BIG INVESTMENT FIRMS are making a mockery of the state's property tax sales, which until recently were orderly auctions that helped Maryland jurisdictions clear up delinquent real estate bills.
Investors violate the spirit, if not the letter, of the bidding process by offering absurd sums of money -- a trillion dollars and even "infinity" for tax-delinquent properties. Successful bidders win the right to pay the taxes and then to seek reimbursement from the property owners plus legal fees and interest rates ranging from 12 to 24 percent. Bidders such as Florida-based TransAm Financial Services, of course, have no intention of paying millions to foreclose on a $130,000 home if the owner fails to pay $180 in taxes and interest. It simply wants the right to collect above-market interest rates.

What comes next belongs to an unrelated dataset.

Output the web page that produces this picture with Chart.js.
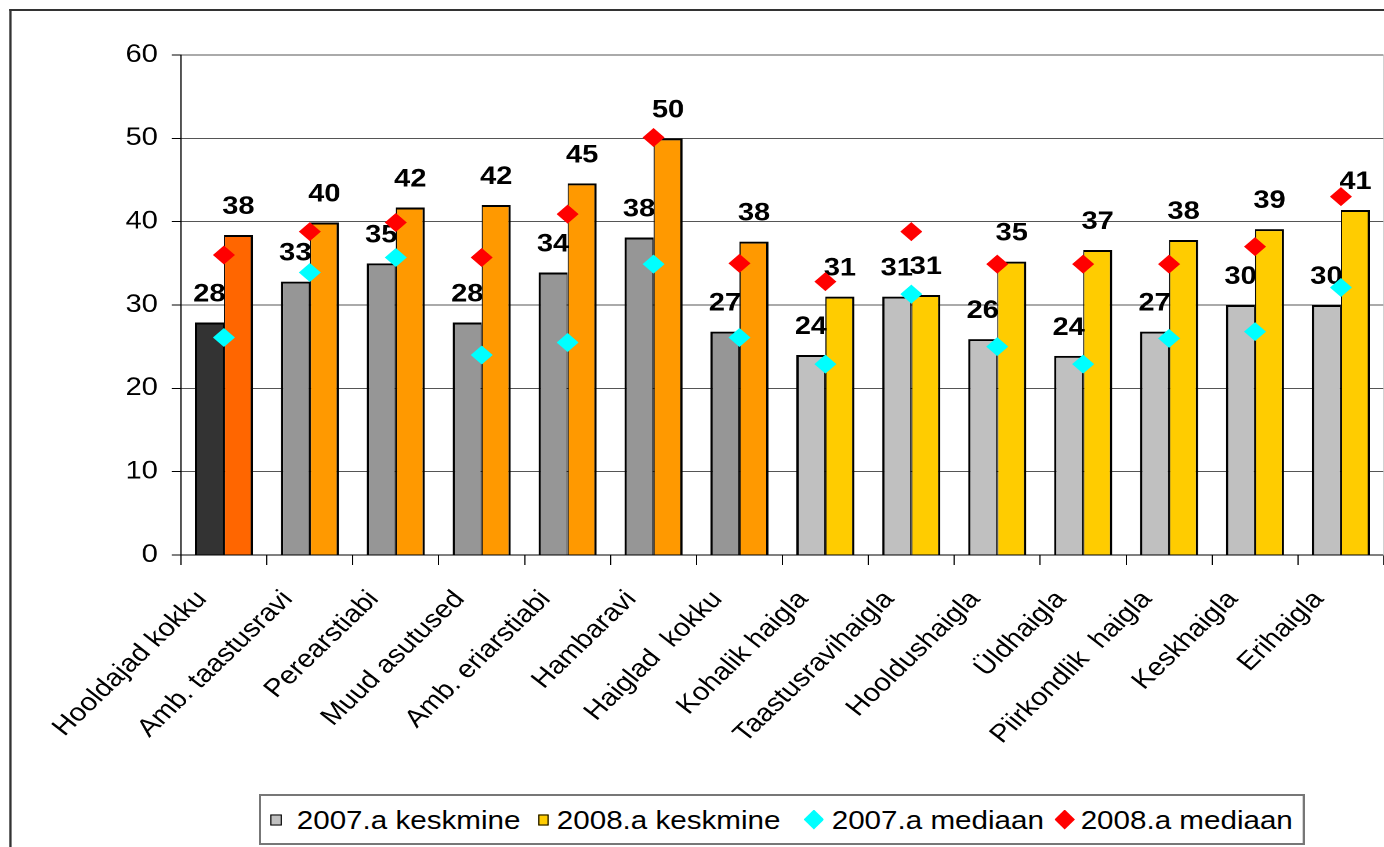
<!DOCTYPE html>
<html>
<head>
<meta charset="utf-8">
<script src="https://cdn.jsdelivr.net/npm/chart.js"></script>
<style>
    html, body { margin: 0; padding: 0; background: #fff; overflow: hidden; }
    /* the original picture is stretched sideways, so the whole sheet is drawn narrow and scaled */
    #sheet { position: absolute; left: 0; top: 0; width: 1193px; height: 847px; transform: scaleX(1.16); transform-origin: 0 0; }
    #frame { position: absolute; left: 7.5px; top: 9px; width: 2000px; height: 2000px; border-left: 2px solid #333; border-top: 2px solid #333; }
    #lineChart { position: absolute; left: 0; top: 0; }
    #legend { position: absolute; left: 223px; top: 794px; width: 902px; height: 51px; box-sizing: border-box; border: 2px solid #777; background: #fff; font: 25.5px "Liberation Sans", Arial, sans-serif; color: #000; }
    #legend .item { position: absolute; top: 50%; transform: translateY(-50%); white-space: nowrap; }
    #legend .box { width: 9.5px; height: 11px; border: 1px solid #000; box-sizing: border-box; }
    #legend .diamond { width: 17.7px; height: 20px; clip-path: polygon(50% 0, 100% 50%, 50% 100%, 0 50%); }
</style>
</head>
<body>
<div id="sheet">
    <div id="frame"></div>
    <canvas id="lineChart" width="1193" height="847"></canvas>
    <div id="legend"></div>
</div>

<script>
    const categories = ['Hooldajad kokku', 'Amb. taastusravi', 'Perearstiabi', 'Muud asutused', 'Amb. eriarstiabi',
        'Hambaravi', 'Haiglad  kokku', 'Kohalik haigla', 'Taastusravihaigla', 'Hooldushaigla', 'Üldhaigla',
        'Piirkondlik  haigla', 'Keskhaigla', 'Erihaigla'];
    const mean2007 = [27.9, 32.8, 35.0, 27.9, 33.9, 38.1, 26.8, 24.0, 31.0, 25.9, 23.9, 26.8, 30.0, 30.0];
    const mean2008 = [38.4, 39.9, 41.7, 42.0, 44.6, 50.0, 37.6, 31.0, 31.2, 35.2, 36.6, 37.8, 39.1, 41.4];
    const median2007 = [26.1, 33.9, 35.7, 24.0, 25.5, 34.9, 26.1, 22.9, 31.3, 25.0, 22.9, 26.0, 26.8, 32.1];
    const median2008 = [36.0, 38.8, 39.9, 35.7, 40.9, 50.1, 35.0, 32.8, 38.8, 34.9, 34.9, 34.9, 37.0, 43.0];
    const yMin = 0, yMax = 60, yStep = 10;

    const seriesNames = ['2007.a keskmine', '2008.a keskmine', '2007.a mediaan', '2008.a mediaan'];
    // totals, outpatient groups and hospital groups have their own shades
    const colors2007 = ['#333333', '#969696', '#969696', '#969696', '#969696', '#969696', '#969696',
        '#C0C0C0', '#C0C0C0', '#C0C0C0', '#C0C0C0', '#C0C0C0', '#C0C0C0', '#C0C0C0'];
    const colors2008 = ['#FF6600', '#FF9900', '#FF9900', '#FF9900', '#FF9900', '#FF9900', '#FF9900',
        '#FFCC00', '#FFCC00', '#FFCC00', '#FFCC00', '#FFCC00', '#FFCC00', '#FFCC00'];

    const font = '"Liberation Sans", Arial, sans-serif';

    const barLabels = { // value labels above each bar, drawn before the diamonds
        id: 'barLabels',
        afterDatasetDraw(chart, args) {
            const ds = chart.data.datasets[args.index];
            if (ds.type !== 'bar') return;
            const ctx = chart.ctx;
            ctx.save();
            ctx.font = 'bold 25px ' + font;
            ctx.fillStyle = '#000';
            ctx.textAlign = 'center';
            ctx.textBaseline = 'alphabetic';
            args.meta.data.forEach((bar, i) => {
                ctx.fillText(Math.round(ds.data[i]), bar.x, bar.y - 21);
            });
            ctx.restore();
        }
    };

    render_chart();
    render_legend();

    function render_chart() {
        let ctx = document.getElementById('lineChart').getContext('2d');
        new Chart(ctx, {
            type: 'bar',
            data: {
                labels: categories,
                datasets: [
                    {
                        type: 'bar', label: seriesNames[0], data: mean2007, order: 2,
                        backgroundColor: colors2007, borderColor: '#000',
                        borderWidth: { left: 2, top: 2, right: 1, bottom: 0 }, borderSkipped: false
                    },
                    {
                        type: 'bar', label: seriesNames[1], data: mean2008, order: 2,
                        backgroundColor: colors2008, borderColor: '#000',
                        borderWidth: { left: 1, top: 2, right: 2, bottom: 0 }, borderSkipped: false
                    },
                    {
                        type: 'line', label: seriesNames[2], data: median2007, order: 1, showLine: false,
                        pointStyle: 'rectRot', pointRadius: 9.5, pointHoverRadius: 9.5, pointBorderWidth: 0,
                        pointBackgroundColor: '#00FFFF', borderColor: '#00FFFF'
                    },
                    {
                        type: 'line', label: seriesNames[3], data: median2008, order: 0, showLine: false,
                        pointStyle: 'rectRot', pointRadius: 9.5, pointHoverRadius: 9.5, pointBorderWidth: 0,
                        pointBackgroundColor: '#FF0000', borderColor: '#FF0000'
                    }
                ]
            },
            options: {
                responsive: false,
                animation: false,
                devicePixelRatio: 2,
                layout: { autoPadding: false, padding: { top: 55, left: 0, right: 0, bottom: 0 } },
                datasets: {
                    bar: { categoryPercentage: 0.676, barPercentage: 1 }
                },
                plugins: {
                    legend: { display: false },
                    tooltip: { enabled: false }
                },
                scales: {
                    x: {
                        offset: true,
                        grid: { offset: true, drawOnChartArea: false, tickLength: 10, color: '#000' },
                        border: { color: '#000', width: 1 },
                        ticks: {
                            font: { family: font, size: 25 }, color: '#000',
                            autoSkip: false, maxRotation: 48, minRotation: 48, padding: 20, labelOffset: -19
                        },
                        afterFit(scale) {
                            scale.height = 292;
                            scale.paddingLeft = 0; // keep the plot running to the right edge
                            scale.paddingRight = 0;
                        }
                    },
                    y: {
                        min: yMin, max: yMax,
                        grid: { color: '#555', tickColor: '#000', tickLength: 8 },
                        border: { color: '#000', width: 1 },
                        ticks: { stepSize: yStep, font: { family: font, size: 25 }, color: '#000', padding: 12 },
                        afterFit(scale) { scale.width = 156; }
                    },
                    yRight: { // only the faint right edge of the plot area
                        position: 'right', min: yMin, max: yMax,
                        grid: { display: false },
                        ticks: { display: false },
                        border: { color: '#c8c8c8', width: 1 },
                        afterFit(scale) { scale.width = 0; }
                    }
                }
            },
            plugins: [barLabels]
        });
    }

    function render_legend() {
        const legend = document.getElementById('legend');
        const markers = [
            { cls: 'box', color: colors2007[colors2007.length - 1], left: 8.3, textLeft: 30.8 },
            { cls: 'box', color: colors2008[colors2008.length - 1], left: 238.5, textLeft: 255 },
            { cls: 'diamond', color: '#00FFFF', left: 467.8, textLeft: 492 },
            { cls: 'diamond', color: '#FF0000', left: 684, textLeft: 706.6 }
        ];
        markers.forEach((m, i) => {
            const mark = document.createElement('div');
            mark.className = 'item ' + m.cls;
            mark.style.left = m.left + 'px';
            mark.style.background = m.color;
            legend.appendChild(mark);
            const text = document.createElement('div');
            text.className = 'item';
            text.style.left = m.textLeft + 'px';
            text.textContent = seriesNames[i];
            legend.appendChild(text);
        });
    }
</script>
</body>
</html>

Hunger for these fees drove bids in Charles County to such outrageous heights that officials closed their annual auction. Frederick County's computers can handle only bids up to $9.9 million, so the $55 million bids pouring in proved that human savvy was too much for Deep Blue's more feeble cousins to handle.
This absurdity is no innocent pursuit. The unbridled fervor of large investors is squeezing out smaller investors with their unbridled fervor. These bidders wreak havoc among local officials. Governments anxious to balance their books lure investors by allowing successful bidders to collect the high fees and legal expenses. They never anticipated such madness.
Jurisdictions also are concerned that homeowners might wise up to this scheme and refuse to pay their taxes if they believe investors will bid millions, pay their overdue bill and hassle them for repayment for two years. An investor seeking to foreclose on a lien would have to pay the full bid amount to the homeowner. That would backfire on investors winning preposterous bids, but this could be an untenable scenario for local governments, too.
Baltimore County hopes to return sanity to this process by requiring participants to prove they have the money to bid more than 150 percent of a property's value. That plan could provide some temporary relief.
But these auction absurdities highlight flaws in Maryland's 54-year-old tax sale law that finance directors and state legislators must remedy in the next legislative session.